3. Liverpool (Liga Champions 1976-77)
Liverpool sudah pernah merasakan menjadi juara Eropa setelah meraih Piala UEFA pada musim 1972-73 dan 1975-76. Namun, kala itu, mereka memiliki ambisi besar untuk "merajai" Eropa dengan menjuarai Liga Champions.
Bersama sang manajer, Bob Paisley, Liverpool berkesempatan besar mewujudkan mimpi itu setelah lolos ke final pada Liga Champions 1976-1977. Pada pertandingan yang berlangsung di Stadion Olimpico, Liverpool lebih dulu harus berhadapan dengan wakil Jerman, Borussia Monchengladbach.
Terry McDermott membuka keunggulan Liverpool pada babak pertama. Memasuki babak kedua, Gladbach memberikan tekanan setelah Allan Simonsen mencetak gol penyama kedudukan. Namun gol Tommy Smith dan eksekusi penalti Phil Neal pada akhirnya memastikan kemenangan 3-1 The Reds atas Gladbach.
Gelar juara Liga Champions musim 1976-77 ini pun menandai awal dominasi The Reds di turnamen Eropa. Setelah itu, Liverpool kembali meraih gelar Liga Champions pada musim 1977-1978, 1980-1981, 1983-1984, dan 2004-2005.
Duo Manchester
4. Manchester United (Liga Champions 1999)
Tidak ada yang menyangka Manchester United meraih trofi Liga Champions 1999. Hingga menit ke-90, Manchester United tertinggal 0-1 dari Bayern Munchen pada pertandingan final, di Camp Nou, 26 Mei 1999. Lothar Matthaus sudah siap berpesta, mata Ottmar Hitzfeld sudah tertuju ke arah piala.
Namun, mimpi keduanya pupus setelah super-sub Manchester United, Teddy Sheringham dan Ole Gunnar Solskjaer, mencetak dua gol penentu kemenangan 2-1 Setan Merah pada tiga menit masa injury time. Manchester United berpesta, Bayern Munchen menanggung derita.
Sementara Samuel Kuffour tak kuasa menyeka air mata, David Beckham berlari riang gembira mengangkat trofi Liga Champions untuk kali pertama. Bagi Manchester United, ini merupakan gelar kedua setelah sebelumnya mereka raih pada 1986.
5. Manchester City (Premier League 2011-2012)
Keberhasilan Manchester City meraih gelar Premier League 2011-12 bisa menjadi kisah menarik yang akan dikenang sepanjang masa. Selain meraih gelar Premier League untuk kali pertama, perjalanan mereka pada musim tersebut terbilang luar biasa karena bersaing dengan Manchester United hingga pekan terakhir Premier League.

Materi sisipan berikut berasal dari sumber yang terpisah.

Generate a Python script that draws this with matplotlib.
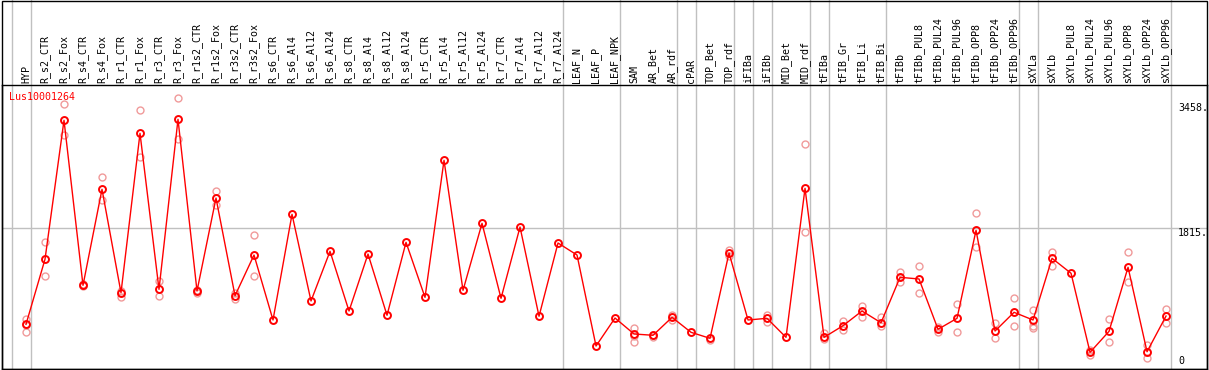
import matplotlib.pyplot as plt
from matplotlib.patches import Rectangle
from matplotlib.transforms import blended_transform_factory

#----- Data -----
gene = "Lus10001264"
samples = [
    "HYP", "R_s2_CTR", "R_s2_Fox", "R_s4_CTR", "R_s4_Fox", "R_r1_CTR", "R_r1_Fox",
    "R_r3_CTR", "R_r3_Fox", "R_r1s2_CTR", "R_r1s2_Fox", "R_r3s2_CTR", "R_r3s2_Fox",
    "R_s6_CTR", "R_s6_Al4", "R_s6_Al12", "R_s6_Al24", "R_s8_CTR", "R_s8_Al4",
    "R_s8_Al12", "R_s8_Al24", "R_r5_CTR", "R_r5_Al4", "R_r5_Al12", "R_r5_Al24",
    "R_r7_CTR", "R_r7_Al4", "R_r7_Al12", "R_r7_Al24", "LEAF_N", "LEAF_P", "LEAF_NPK",
    "SAM", "AR_Bet", "AR_rdf", "cPAR", "TOP_Bet", "TOP_rdf", "iFIBa", "iFIBb",
    "MID_Bet", "MID_rdf", "tFIBa", "tFIB_Gr", "tFIB_Li", "tFIB_Bi", "tFIBb",
    "tFIBb_PUL8", "tFIBb_PUL24", "tFIBb_PUL96", "tFIBb_OPP8", "tFIBb_OPP24",
    "tFIBb_OPP96", "sXYLa", "sXYLb", "sXYLb_PUL8", "sXYLb_PUL24", "sXYLb_PUL96",
    "sXYLb_OPP8", "sXYLb_OPP24", "sXYLb_OPP96",
]
means = [
    553, 1408, 3235, 1066, 2328, 969, 3064, 1013, 3248, 991, 2213, 929, 1464,
    610, 1999, 860, 1513, 728, 1477, 672, 1631, 908, 2709, 1000, 1881,
    895, 1832, 659, 1622, 1464, 268, 636,
    426, 409, 645, 448, 369, 1491, 610, 632, 382, 2341,
    382, 535, 728, 574, 1171, 1149, 488, 632, 1789, 465, 711,
    610, 1421, 1224, 185, 461, 1303, 193, 662,
]
replicates = [
    [623, 544, 452], [1631, 1184], [3445, 3042], [1079, 1053], [2486, 2187],
    [995, 916], [3366, 2756], [1123, 921], [3524, 2985], [1004, 964],
    [2302, 2118], [964, 886], [1727, 1192],
    [], [], [], [], [], [], [], [], [], [], [], [], [], [], [], [], [], [], [],
    [501, 400, 325], [390, 419], [672, 610], [], [347], [1530, 1451], [],
    [680, 580], [], [2919, 1763],
    [435, 356], [597, 478], [798, 653], [653, 535], [1245, 1105], [1320, 961],
    [522, 456], [820, 448], [2012, 1565], [574, 369], [895, 535],
    [741, 531, 501], [1500, 1324], [], [216, 150], [623, 317], [1500, 1105],
    [281, 114], [751, 574],
]
# last sample of each group (grey separators drawn just after them)
group_ends = [-1, 0, 28, 31, 34, 35, 37, 38, 39, 41, 42, 45, 52, 53, 60]
scale_ticks = [0, 1815, 3458]

#----- Plot -----
plt.rcParams["font.family"] = "DejaVu Sans Mono"
W, H = 1209, 370
fig = plt.figure(figsize=(W / 100, H / 100), dpi=100)
ax = fig.add_axes([1.7 / W, 1 / H, 1205 / W, 284 / H])

ax.set_xlim(-1.279, 62.14)
ax.set_ylim(-34.2, 3699)
ax.set_xticks([])
ax.set_yticks([])
for sp in ax.spines.values():
    sp.set_linewidth(1)
    sp.set_color("black")

# outer frame including header
fig.add_artist(Rectangle((1.7 / W, 1 / H), 1205 / W, 368.5 / H, transform=fig.transFigure,
                         fill=False, ec="black", lw=1))

grey = "#c0c0c0"
ax.axhline(scale_ticks[1], color=grey, lw=1, zorder=1)
for g in group_ends:
    ax.axvline(g + 0.24, ymin=0, ymax=369 / 284, color=grey, lw=1, clip_on=False, zorder=1)

xs = list(range(len(samples)))
for i, reps in enumerate(replicates):
    if reps:
        ax.plot([i] * len(reps), reps, "o", ms=5, mfc="none", mec="#f09a9a", mew=1, zorder=2)
ax.plot(xs, means, color="red", lw=1, zorder=3)
ax.plot(xs, means, "o", ms=5, mfc="none", mec="red", mew=1.4, zorder=4)

trans = blended_transform_factory(ax.transData, ax.transAxes)
for i, name in enumerate(samples):
    ax.text(i, 1.008, name, rotation=90, ha="center", va="bottom", fontsize=7.2,
            transform=trans, clip_on=False)

ax.text(0.0063, 0.959, gene, color="red", fontsize=7.2, ha="left", va="center",
        transform=ax.transAxes)

for t in scale_ticks:
    lab = str(t) if t == 0 else f"{t}."
    ax.text(60.63, t, lab, fontsize=7.2, ha="left", va="bottom" if t == 0 else "top")

fig.savefig("out.png", dpi=100)
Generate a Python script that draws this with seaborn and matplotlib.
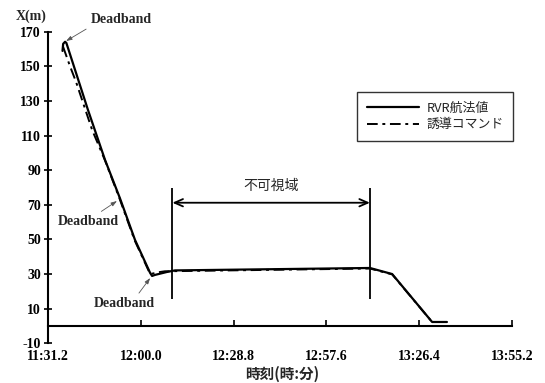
import matplotlib
matplotlib.use("Agg")
import matplotlib.pyplot as plt
import pandas as pd
import seaborn as sns

# Time axis is in minutes after midnight; X is the along-track distance in metres.
rvr_time = [695.7, 695.9, 696.5, 696.9, 703.6, 708.9, 713.5, 718.2, 722.9, 723.5,
            724.4, 728.1, 730.6, 791.1, 798.0, 810.4, 815.0]
rvr_x = [158.9, 163.0, 164.2, 163.5, 124.8, 95.9, 73.9, 49.7, 30.6, 28.9,
         29.5, 31.2, 32.1, 33.5, 30.0, 2.3, 2.3]

cmd_time = [695.9, 698.0, 699.9, 704.9, 708.9, 713.4, 718.1, 722.9, 726.0, 727.5,
            791.1, 798.0, 810.4, 815.0]
cmd_x = [161.2, 150.2, 141.0, 113.2, 95.6, 73.6, 49.4, 30.0, 31.2, 31.6,
         33.2, 29.8, 2.3, 2.3]

series_names = ["RVR航法値", "誘導コマンド"]

xtick_values = [691.2, 720.0, 748.8, 777.6, 806.4, 835.2]
xtick_labels = ["11:31.2", "12:00.0", "12:28.8", "12:57.6", "13:26.4", "13:55.2"]
ytick_values = [-10, 10, 30, 50, 70, 90, 110, 130, 150, 170]

# Invisible-region bracket (start, end) and deadband notes
blind_start, blind_end = 729.8, 791.1
deadband_notes = [
    # text position, arrow tip, arrow start on text box
    ((713.9, 176.8), (696.8, 164.6), (0.0, 0.0)),
    ((703.6, 60.1), (712.6, 72.2), (0.62, 1.0)),
    ((714.8, 12.7), (722.9, 27.7), (0.69, 1.0)),
]

sns.set_theme(style="white")
plt.rcParams["font.family"] = ["Liberation Serif", "DejaVu Sans"]
CJK = ["Noto Sans CJK JP", "DejaVu Sans"]

rvr = pd.DataFrame({"time": rvr_time, "x": rvr_x})
cmd = pd.DataFrame({"time": cmd_time, "x": cmd_x})

fig = plt.figure(figsize=(5.45, 3.83), dpi=100)
ax = fig.add_axes([0.0881, 0.1037, 0.8514, 0.8135])

sns.lineplot(data=rvr, x="time", y="x", ax=ax, sort=False, estimator=None,
             color="black", lw=1.6, label=series_names[0], zorder=3)
sns.lineplot(data=cmd, x="time", y="x", ax=ax, sort=False, estimator=None,
             color="black", lw=1.4, linestyle=(0, (5.5, 2.4, 1.5, 2.4)),
             label=series_names[1], zorder=4)

ax.set_xlim(xtick_values[0], xtick_values[-1])
ax.set_ylim(-10, 170)
ax.set_xticks(xtick_values)
ax.set_xticklabels(xtick_labels)
ax.set_yticks(ytick_values)
ax.set_yticklabels([str(v) for v in ytick_values])

for side in ("top", "right"):
    ax.spines[side].set_visible(False)
ax.spines["left"].set_color("black")
ax.spines["left"].set_linewidth(1.5)
ax.spines["bottom"].set_color("black")
ax.spines["bottom"].set_linewidth(1.5)
ax.spines["bottom"].set_position(("data", 0))

ax.tick_params(axis="y", direction="inout", length=6, width=1.2, color="black",
               left=True, pad=2, labelsize=10)
ax.tick_params(axis="x", direction="in", length=4, width=1.2, color="black",
               bottom=True, pad=17, labelsize=10)
for lbl in ax.get_xticklabels() + ax.get_yticklabels():
    lbl.set_fontweight("bold")
    lbl.set_color("black")

ax.set_xlabel("時刻(時:分)", family=CJK, fontweight="bold", fontsize=10.5)
ax.xaxis.set_label_coords(0.504, -0.072)
ax.set_ylabel("")
ax.text(-0.037, 1.05, "X(m)", transform=ax.transAxes, ha="center", va="center",
        fontweight="bold", fontsize=10)

# Invisible region bracket
ax.vlines([blind_start, blind_end], 15.6, 79.7, color="black", lw=1.3, zorder=5)
ax.annotate("", xy=(blind_start, 71.2), xytext=(blind_end, 71.2),
            arrowprops=dict(arrowstyle="<->,head_length=0.5,head_width=0.22",
                            color="black", lw=1.3, shrinkA=0, shrinkB=0))
ax.text((blind_start + blind_end) / 2, 80.9, "不可視域", family=CJK,
        ha="center", va="center", fontsize=10)

for (tx, ty), (px, py), rel in deadband_notes:
    ax.annotate("Deadband", xy=(px, py), xytext=(tx, ty), ha="center", va="center",
                fontweight="bold", fontsize=10,
                arrowprops=dict(arrowstyle="-|>,head_length=0.35,head_width=0.12",
                                color="#555555", lw=0.6, relpos=rel,
                                shrinkA=1, shrinkB=0))

leg = ax.legend(loc="upper right", bbox_to_anchor=(1.003, 0.807), borderaxespad=0,
                prop={"family": CJK, "size": 9.3}, frameon=True, fancybox=False,
                handlelength=4.0, handletextpad=0.6, borderpad=0.75,
                labelspacing=0.3)
leg.get_frame().set_edgecolor("black")
leg.get_frame().set_linewidth(1.0)

fig.savefig("out.png", dpi=100)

Pada pekan ke-37, Manchester City dan Manchester United sama-sama mengoleksi 86 poin. Sementara Manchester City menghadapi Queens Park Rangers (QPR), di Etihad Stadium, sedangkan Manchester United melakoni pertandingan tandang melawan Sunderland.
Pada saat Manchester United mengakhiri laga dengan kemenangan, 2-1, Manchester City masih tertinggal 1-2 dari QPR. Sir Alex Ferguson, manajer Manchester United ketika itu, sudah mengepalkan tangan seraya yakin timnya akan menjadi juara. Namun, kepalan tangan itu berubah jadi ratapan kekecewaan.
Striker Manchester City, Sergio Aguero, menjadi bintang. Ia menorehkan dua gol penentu kemenangan Manchester City pada masa dua menit injury time. Manchester City pun dipastikan juara, sementara Manchester United berstatus runner-up karena kalah selisih gol.
"Mukzizat" yang dilakukan Manchester City kemudian menghiasi berbagai pemberitaan media massa dunia. The Telegraph, misalnya, yang menuliskan judul pemberitaan utama mereka: Manchester City: a Tale of Love and Money. (Manchester City: Dongeng Cinta dan Uang).
Keberhasilan ini pun menjadi salah satu bukti kerja keras Manchester City selama 44 tahun lamanya untuk meraih gelar juara berbuah manis. Demikian halnya dengan Manchester United dan Liverpool saat merengkuh trofi Liga Champions atau timnas Inggris dan Brasil ketika kali pertama menjuarai Piala Dunia.
Bagi mereka, sepak bola bukan sekadar olahraga biasa, melainkan permainan indah yang harus dimainkan dengan hati serta penuh cinta.